MegaSeadramon ging weer weg, terwijl het plezier in zijn ogen te zien was. Hij wist dat de groep hem nooit zouden kunnen verslaan, omdat de groep niet eens als groep tegenover hem zou kunnen staan. Hij zou de rest van de groep waarschijnlijk willen bewaren voor het diner, terwijl hij Izzy als lunch tot zich had genomen.
Tai keek rond om te zien wie er nog over waren. Hij zag de wanhopige blikken op de gezichten van zijn teamgenootjes en wist dat het gevaar in de groep nog niet was geweken. ”Myotismon heeft meer dan 1 verrader in de groep zitten en nu is het aan ons om die snel te vinden, voordat we allemaal dood zijn en Myotismon voor altijd de wereld in zijn greep kan houden.” Zijn vertrouwde Agumon was niet heel snugger, maar geen verrader van de groep, dat wist Tai zeker. Kari vertrouwde hij niet meer, maar zij was niet belangrijk. De echte verrader moest Gomamon zijn, want Sora was gewoon te lief en te onschuldig om de groep te verraden voor Myotismon. Op dat moment merkte hij op dat Sora niet in de buurt was. En hij had zich nog maar tien keer verontschuldigd voor zijn idiote klunzigheid bij de fontein.

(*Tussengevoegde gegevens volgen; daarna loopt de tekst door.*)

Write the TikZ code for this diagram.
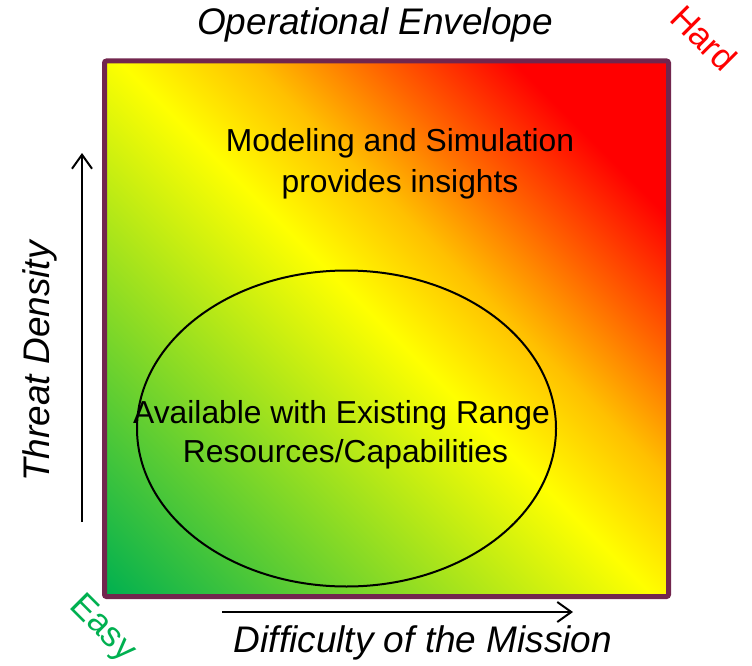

Tai rende het bos in, op zoek naar Sora. Hij sloeg de takken gewoon aan de kant. Straks verongelukte ze omdat hij haar wederom in de steek had gelaten. Hij hoorde haar roepen: “WIE IS DAAR!?” “LAAT JE ZIEN DAN!” “KOM OP!” Blij ging hij op de stem af en zag dat Sora in gevechtshouding stond. “Rustig maar, Sora, ik ben het.” “Samen zullen we Myotismon verslaan, al is het het laatste wat we doen.” Tai liep op haar af met open armen om haar gerust te kunnen stellen, want ze verdiende gewoon een paar sterke armen om haar heen na alles wat ze hadden doorgemaakt.